ロスジェネ世代の不満解消のために企業が取りうるもう1つの道は、給与体系を一本化することである。ダブルスタンダードを解消して平等な給与体系に改めるのである。

問題はどのように改めるかだが、このご時世に企業が人件費を増やす方向で給与制度を改めるはずはないから、さや寄せするとすれば、間違いなくロスジェネ世代の方向へ、ということになる。つまり、全体的に給与水準を引き下げるのだ。こうした傾向は、すでに定期昇給の廃止や頭打ちという形で表れている。

企業がこうした対策を取れば、ロスジェネ世代の中には若干給与がアップする人が出てくるかもしれない。しかし、上の世代の給与は間違いなく、下方に向けてシフトすることになる。
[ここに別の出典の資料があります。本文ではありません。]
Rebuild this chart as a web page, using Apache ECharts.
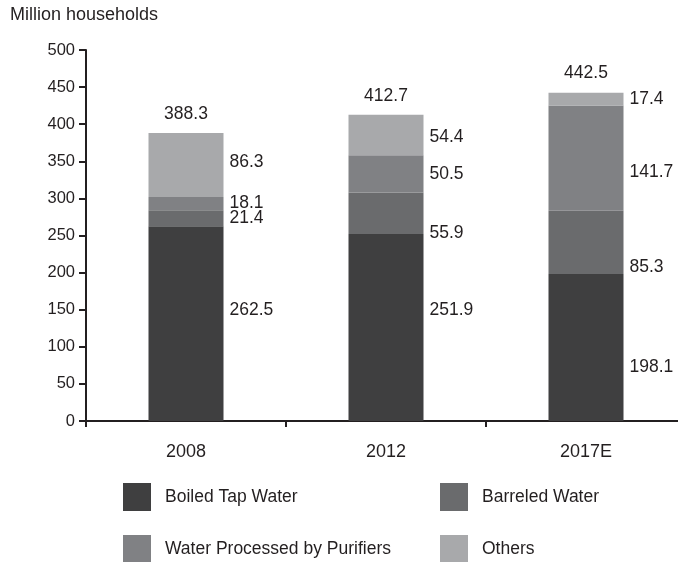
<!DOCTYPE html>
<html><head><meta charset="utf-8">
<script src="https://cdn.jsdelivr.net/npm/echarts@6/dist/echarts.min.js"></script>
<style>html,body{margin:0;padding:0;background:#fff}#c{width:678px;height:562px}</style>
</head><body><div id="c"></div>
<script>
const categories = ['2008', '2012', '2017E'];
const boiled = [262.5, 251.9, 198.1];
const barreled = [21.4, 55.9, 85.3];
const purifiers = [18.1, 50.5, 141.7];
const others = [86.3, 54.4, 17.4];
const totals = [388.3, 412.7, 442.5];
const yTicks = [0, 50, 100, 150, 200, 250, 300, 350, 400, 450, 500];

// per-point vertical label offsets (layout only)
const offBoiled = [-13, -17, 20];
const offBarreled = [0, 20, 25];
const offPurifiers = [0, 0, 14];
const offOthers = [-3, 2, 0];

const ink = '#231f20';
const font = 'Liberation Sans, Arial, sans-serif';

function mk(name, vals, offs, color) {
  return {
    name, type: 'bar', stack: 'a', barWidth: 75,
    itemStyle: { color },
    data: vals.map((v, i) => ({
      value: v,
      label: { offset: [0, offs[i]] }
    })),
    label: {
      show: true, position: 'right', distance: 6,
      color: ink, fontSize: 17.5, fontFamily: font,
      formatter: p => p.value.toFixed(1)
    }
  };
}

function lg(name, left, top) {
  return {
    left, top, padding: 0, itemWidth: 28, itemHeight: 28, icon: 'rect',
    textStyle: { color: ink, fontSize: 17.5, fontFamily: font, padding: [0, 0, 0, 9] },
    data: [name]
  };
}

const chart = echarts.init(document.getElementById('c'), null, { renderer: 'canvas' });
chart.setOption({
  animation: false,
  textStyle: { fontFamily: font },
  graphic: [{
    type: 'text', left: 10, top: 6,
    style: { text: 'Million households', fill: ink, font: '18px Liberation Sans, Arial, sans-serif' }
  }],
  grid: { left: 86, top: 50, width: 600, height: 371, outerBoundsMode: 'none', containLabel: false },
  legend: [
    lg('Boiled Tap Water', 123, 483),
    lg('Barreled Water', 440, 483),
    lg('Water Processed by Purifiers', 123, 535),
    lg('Others', 440, 535)
  ],
  xAxis: {
    type: 'category', data: categories,
    axisLine: { lineStyle: { color: ink, width: 2 } },
    axisTick: { show: true, length: 6, lineStyle: { color: ink, width: 2 } },
    axisLabel: { color: ink, fontSize: 18, fontFamily: font, margin: 22 }
  },
  yAxis: {
    type: 'value', min: yTicks[0], max: yTicks[yTicks.length - 1], interval: 50,
    splitLine: { show: false },
    axisLine: { show: true, lineStyle: { color: ink, width: 2 } },
    axisTick: { show: true, length: 7, lineStyle: { color: ink, width: 2 } },
    axisLabel: { color: ink, fontSize: 16.5, fontFamily: font, margin: 11 }
  },
  series: [
    mk('Boiled Tap Water', boiled, offBoiled, '#3f3f40'),
    mk('Barreled Water', barreled, offBarreled, '#6a6b6d'),
    mk('Water Processed by Purifiers', purifiers, offPurifiers, '#808184'),
    mk('Others', others, offOthers, '#a8a9ab'),
    {
      name: 'Total', type: 'scatter', symbolSize: 0, data: totals,
      itemStyle: { opacity: 1 },
      label: {
        show: true, position: 'top', distance: 10,
        color: ink, fontSize: 17.5, fontFamily: font,
        formatter: p => p.value.toFixed(1)
      },
      silent: true
    }
  ]
});
</script>
</body></html>
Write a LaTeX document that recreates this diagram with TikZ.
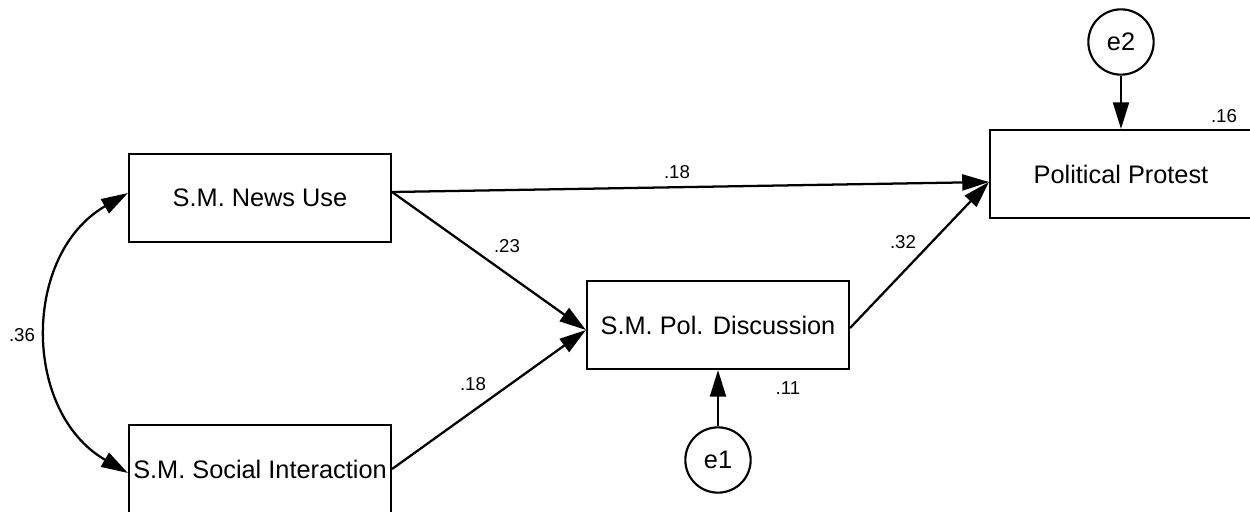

いま、ワークシェアリングという言葉がもてはやされているが、私流に翻訳すれば、首切りをしないかわりに、全体的に給与を引き下げますよということにほかならない。ワークシェアリングの発想をさらに突き詰めていけば、同一労働・同一賃金という地点にまで到達することになる。同じ仕事をする人には、同じ賃金を支払うという考え方だ。
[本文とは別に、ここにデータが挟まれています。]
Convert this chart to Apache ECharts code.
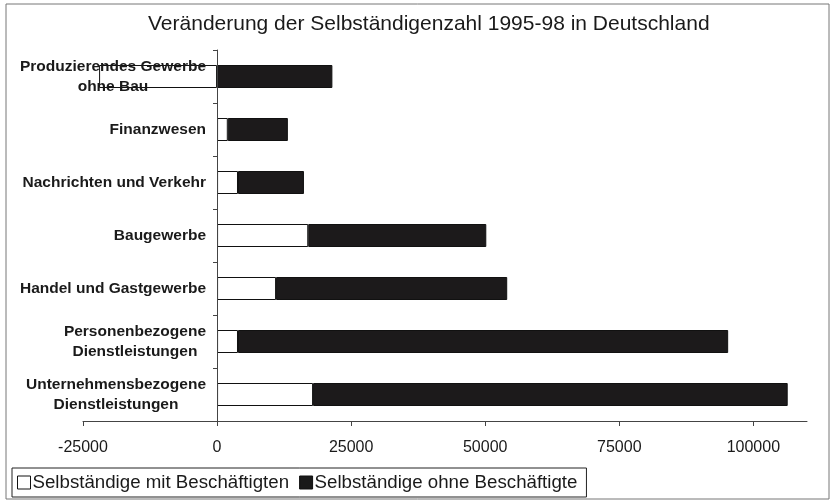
<!DOCTYPE html>
<html>
<head>
<meta charset="utf-8">
<title>Selbständigenzahl 1995-98</title>
<script src="https://cdn.jsdelivr.net/npm/echarts@6/dist/echarts.min.js"></script>
<style>
    html, body { margin: 0; padding: 0; background: #fff; }
    #chart { width: 835px; height: 502px; }
</style>
</head>
<body>
<div id="chart"></div>
<script>
// Branchen, von oben nach unten
var categories = [
    'Produzierendes Gewerbe\nohne Bau',
    'Finanzwesen',
    'Nachrichten und Verkehr',
    'Baugewerbe',
    'Handel und Gastgewerbe',
    'Personenbezogene\nDienstleistungen',
    'Unternehmensbezogene\nDienstleistungen'
];
var mitBeschaeftigten = [-22000, 2000, 3900, 17000, 11000, 3900, 17900];
var ohneBeschaeftigte = [21500, 11200, 12300, 33200, 43100, 91400, 88500];
var xTicks = [-25000, 0, 25000, 50000, 75000, 100000];

var chart = echarts.init(document.getElementById('chart'));

var font = 'Liberation Sans, Arial, sans-serif';

var option = {
    backgroundColor: '#fff',
    animation: false,
    title: {
        text: 'Veränderung der Selbständigenzahl 1995-98 in Deutschland',
        left: 143,
        top: 9,
        textStyle: {
            fontFamily: font,
            fontSize: 21,
            fontWeight: 'normal',
            color: '#1a1a1a'
        }
    },
    graphic: [{
        type: 'rect',
        shape: { x: 6, y: 4, width: 823, height: 495 },
        style: { fill: 'none', stroke: '#777', lineWidth: 1 },
        silent: true
    }],
    legend: {
        left: 12,
        top: 468,
        orient: 'horizontal',
        padding: [5, 9, 5, 5],
        itemGap: 10,
        itemWidth: 13,
        itemHeight: 13,
        borderColor: '#222',
        borderWidth: 1,
        textStyle: {
            fontFamily: font,
            fontSize: 18.7,
            color: '#1a1a1a',
            padding: [0, 0, 0, -3]
        },
        data: [{
            name: 'Selbständige mit Beschäftigten',
            icon: 'rect',
            itemStyle: { color: '#fff', borderColor: '#111', borderWidth: 1 }
        }, {
            name: 'Selbständige ohne Beschäftigte',
            icon: 'rect',
            itemStyle: { color: '#1a1a1a', borderColor: '#111', borderWidth: 1 }
        }]
    },
    grid: {
        left: 83,
        right: 28,
        top: 50,
        bottom: 81,
        containLabel: false,
        outerBoundsMode: 'none'
    },
    xAxis: {
        type: 'value',
        min: -25000,
        max: 110000,
        interval: 25000,
        splitLine: { show: false },
        axisLine: { show: true, onZero: false, lineStyle: { color: '#444', width: 1 } },
        axisTick: { show: true, length: 5, customValues: xTicks, lineStyle: { color: '#444' } },
        axisLabel: {
            customValues: xTicks,
            margin: 19,
            formatter: function(v) {
                return String(v);
            },
            fontFamily: font,
            fontSize: 16,
            color: '#1a1a1a'
        }
    },
    yAxis: {
        type: 'category',
        inverse: true,
        data: categories,
        z: 10,
        // Achse bei x = 0 (134 px rechts vom Rand)
        offset: -134,
        axisLine: { show: true, onZero: false, lineStyle: { color: '#444', width: 1 } },
        axisTick: { show: true, length: 4, lineStyle: { color: '#444' } },
        axisLabel: {
            margin: 11,
            formatter: function(value) {
                return '{c|' + value + '}';
            },
            rich: {
                c: {
                    align: 'center',
                    fontFamily: font,
                    fontSize: 15.5,
                    fontWeight: 'bold',
                    lineHeight: 20,
                    color: '#1a1a1a'
                }
            }
        }
    },
    series: [{
        name: 'Selbständige mit Beschäftigten',
        type: 'bar',
        stack: 'gesamt',
        barWidth: 23,
        itemStyle: { color: '#fff', borderColor: '#111', borderWidth: 1 },
        data: mitBeschaeftigten
    }, {
        name: 'Selbständige ohne Beschäftigte',
        type: 'bar',
        stack: 'gesamt',
        barWidth: 23,
        itemStyle: { color: '#1c1a1b', borderColor: '#111', borderWidth: 1 },
        data: ohneBeschaeftigte
    }]
};

chart.setOption(option);
</script>
</body>
</html>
ここまでいくと、年齢の高い低いは給与と一切関係なくなる。時給いくらのパートタイマーと同じことだ。首は切られない代わり、年齢が高くなっても一向に給与は上がらない。年功序列型賃金体系が完全に崩壊した暁には、こうした状況が当たり前のことになるだろう。

いずれにせよ、現在の高額所得者を待ち受けている未来は、決して楽なものではないのだ。今年のゴールデンウイークは12連休だ、16連休だという声をあちらこちらで聞いたが、バブル崩壊後に流行した、一時帰休という言葉を連想したのは私だけではないだろう。長期休暇を取得できるということは、裏返せば、仕事が激減していることの証しである。読者が、まったく場違いな職場への異動辞令を受け取り、“自主的に”退職願を書く日は案外近いかもしれないのだ。